= Instructions to follow =
Each line from the top of the listing through the one holding "from matplotlib.patches import Patch" should be restated word for word, with nothing added and no pictures.

= Listing =
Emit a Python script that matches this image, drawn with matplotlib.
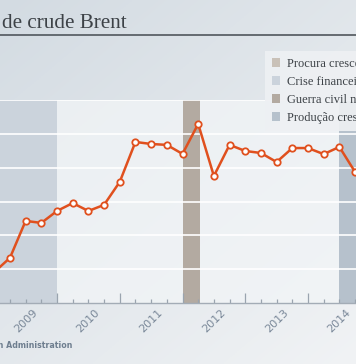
import numpy as np
import matplotlib.pyplot as plt
from matplotlib.patches import Patch

# quarterly Brent price (USD per barrel)
quarters = [2009.0, 2009.25, 2009.5, 2009.75,
            2010.0, 2010.25, 2010.5, 2010.75,
            2011.0, 2011.25, 2011.5, 2011.75,
            2012.0, 2012.25, 2012.5, 2012.75,
            2013.0, 2013.25, 2013.5, 2013.75,
            2014.0, 2014.25, 2014.5, 2014.75]
price = [43.7, 50.0, 66.4, 65.5,
         70.8, 74.3, 70.8, 73.5,
         83.7, 101.4, 100.5, 100.1,
         96.1, 109.4, 86.3, 100.1,
         97.4, 96.5, 92.5, 98.7,
         98.7, 96.0, 99.2, 88.1]

years = [2009, 2010, 2011, 2012, 2013, 2014]

# shaded periods
band_labels = ["Procura crescente", "Crise financeira",
               "Guerra civil na Líbia", "Produção crescente"]
band_start = [2007.5, 2008.6, 2012.0, 2014.5]
band_end = [2008.6, 2010.0, 2012.28, 2015.5]
band_colors = ["#c9c1b8", "#cbd3dc", "#b3aaa1", "#b6c1cc"]

W, H = 356, 364
fig = plt.figure(figsize=(W / 100, H / 100), dpi=100)

# background gradient
bg = fig.add_axes([0, 0, 1, 1], zorder=0)
gy, gx = np.mgrid[0:1:200j, 0:1:200j]
t = np.clip(0.55 * gy + 0.45 * gx, 0, 1)
c0 = np.array([0xd3, 0xdb, 0xe2]) / 255
c1 = np.array([0xf1, 0xf3, 0xf5]) / 255
img = c0[None, None, :] * (1 - t[..., None]) + c1[None, None, :] * t[..., None]
bg.imshow(img, extent=[0, 1, 0, 1], aspect="auto", origin="upper")
bg.set_xlim(0, 1)
bg.set_ylim(0, 1)
bg.axis("off")

# title and rule
fig.text(2 / W, 1 - 28 / H, "de crude Brent", family="Liberation Serif",
         fontsize=15.2, color="#3d4247", ha="left", va="baseline")
bg.axhline(1 - 34.5 / H, color="#5b6167", lw=1.3)

x_left = 2009.0 + 5.75 / 62.75
x_right = x_left + W / 62.75
ax = fig.add_axes([0, (H - 303) / H, 1, 203 / H], zorder=1)
ax.set_facecolor((0.95, 0.96, 0.97, 0.75))

for s, e, c in zip(band_start, band_end, band_colors):
    ax.axvspan(s, e, color=c, lw=0, zorder=0)

ax.set_yticks(np.arange(45, 121, 15))
ax.yaxis.grid(True, color="white", lw=1.2, zorder=1)
ax.tick_params(axis="y", left=False, labelleft=False)

ax.set_xticks(np.arange(2009, 2016))
ax.set_xticks(quarters, minor=True)
ax.set_xlim(x_left, x_right)
ax.set_ylim(30, 120)
ax.tick_params(axis="x", which="major", direction="in", length=7, width=0.9,
               color="#9aa4af", labelbottom=False)
ax.tick_params(axis="x", which="minor", direction="in", length=3, width=0.9,
               color="#9aa4af")
for sp in ["top", "left", "right"]:
    ax.spines[sp].set_visible(False)
ax.spines["bottom"].set_color("#a3acb6")
ax.spines["bottom"].set_linewidth(1.0)

for y in years:
    ax.text(y + 0.5, -0.088, str(y), transform=ax.get_xaxis_transform(),
            rotation=45, ha="center", va="center", fontsize=8,
            color="#7a8899", clip_on=False)

ax.plot(quarters, price, color="#e0501e", lw=1.8, marker="o", ms=4.6,
        mfc="white", mec="#e0501e", mew=1.3, zorder=3, clip_on=False)

handles = [Patch(facecolor=c, edgecolor="none") for c in band_colors]
leg = ax.legend(handles, band_labels, loc="upper left",
                bbox_to_anchor=(265 / W, 1 + 49 / 203), frameon=True,
                prop={"family": "Liberation Serif", "size": 9.0},
                handlelength=0.62, handleheight=0.62, handletextpad=0.58,
                labelspacing=0.48, borderpad=0.55, borderaxespad=0,
                fancybox=False)
leg.get_frame().set_facecolor("#eef0f3")
leg.get_frame().set_alpha(0.92)
leg.get_frame().set_edgecolor("none")
for txt in leg.get_texts():
    txt.set_color("#3d4247")
leg.set_zorder(5)

fig.text(72 / W, 1 - 345 / H, "Fonte: U.S. Energy Information Administration",
         fontsize=5.7, fontweight="bold", color="#6e7e8f",
         ha="right", va="center")

fig.savefig("out.png", dpi=100)
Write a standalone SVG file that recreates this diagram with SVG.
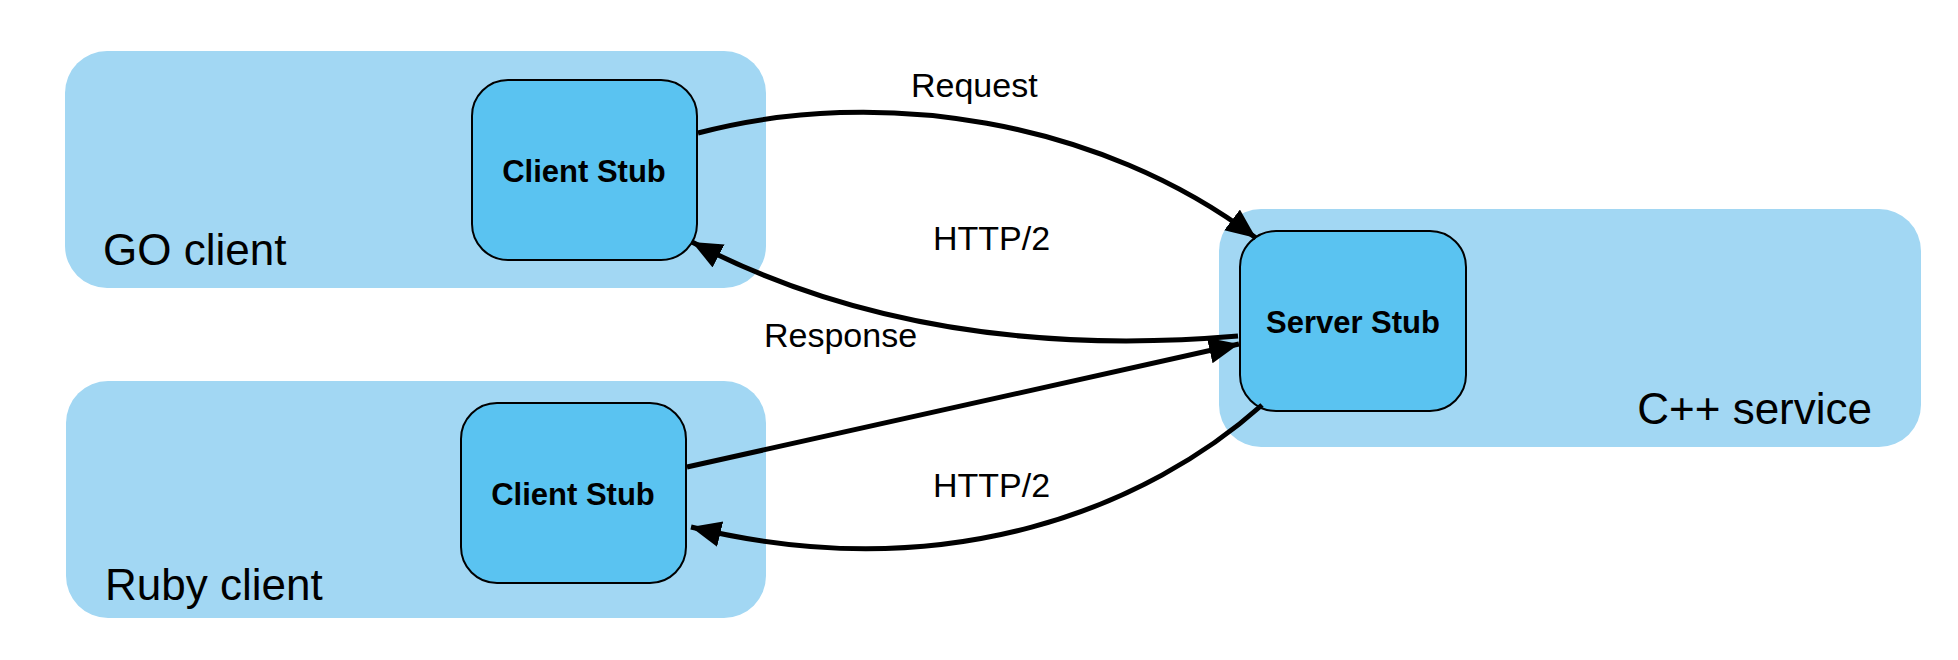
<svg xmlns="http://www.w3.org/2000/svg" width="1958" height="660" viewBox="0 0 1958 660">
<style>
.outer{fill:#A2D7F3;}
.inner{fill:#5AC3F1;stroke:#000;stroke-width:2;}
.big{font-family:"Liberation Sans",Arial,sans-serif;font-size:44px;fill:#000;}
.stub{font-family:"Liberation Sans",Arial,sans-serif;font-size:31px;font-weight:bold;fill:#000;text-anchor:middle;}
.lbl{font-family:"Liberation Sans",Arial,sans-serif;font-size:34px;fill:#000;}
.edge{fill:none;stroke:#000;stroke-width:5;}
</style>
<defs>
<marker id="arr" markerUnits="userSpaceOnUse" markerWidth="32" markerHeight="28" refX="30" refY="13" orient="auto">
<path d="M0,0 L30,13 L0,26 z" fill="#000"/>
</marker>
</defs>
<rect width="1958" height="660" fill="#fff"/>
<g id="go-client">
<rect class="outer" x="65" y="51" width="701" height="237" rx="42" ry="42"/>
<text class="big" x="103" y="265">GO client</text>
</g>
<g id="ruby-client">
<rect class="outer" x="66" y="381" width="700" height="237" rx="42" ry="42"/>
<text class="big" x="105" y="600">Ruby client</text>
</g>
<g id="cpp-service">
<rect class="outer" x="1219" y="209" width="702" height="238" rx="42" ry="42"/>
<text class="big" x="1872" y="424" text-anchor="end">C++ service</text>
</g>
<g id="go-stub">
<rect class="inner" x="472" y="80" width="225" height="180" rx="36" ry="36"/>
<text class="stub" x="584" y="182">Client Stub</text>
</g>
<g id="ruby-stub">
<rect class="inner" x="461" y="403" width="225" height="180" rx="36" ry="36"/>
<text class="stub" x="573" y="505">Client Stub</text>
</g>
<g id="server-stub">
<rect class="inner" x="1240" y="231" width="226" height="180" rx="36" ry="36"/>
<text class="stub" x="1353" y="333">Server Stub</text>
</g>
<g id="connectors">
<path class="edge" d="M698 133 C880 85 1100 120 1256 238" marker-end="url(#arr)"/>
<path class="edge" d="M1238 336 C1050 352 860 330 692 242" marker-end="url(#arr)"/>
<path class="edge" d="M687 467 L1239 344" marker-end="url(#arr)"/>
<path class="edge" d="M1262 405 C1150 505 950 590 691 527" marker-end="url(#arr)"/>
<text class="lbl" x="911" y="97">Request</text>
<text class="lbl" x="933" y="250">HTTP/2</text>
<text class="lbl" x="764" y="347">Response</text>
<text class="lbl" x="933" y="497">HTTP/2</text>
</g>
</svg>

= Task response =
Emit a Python script that matches this image, drawn with matplotlib.
import numpy as np
import matplotlib.pyplot as plt
from matplotlib.patches import Patch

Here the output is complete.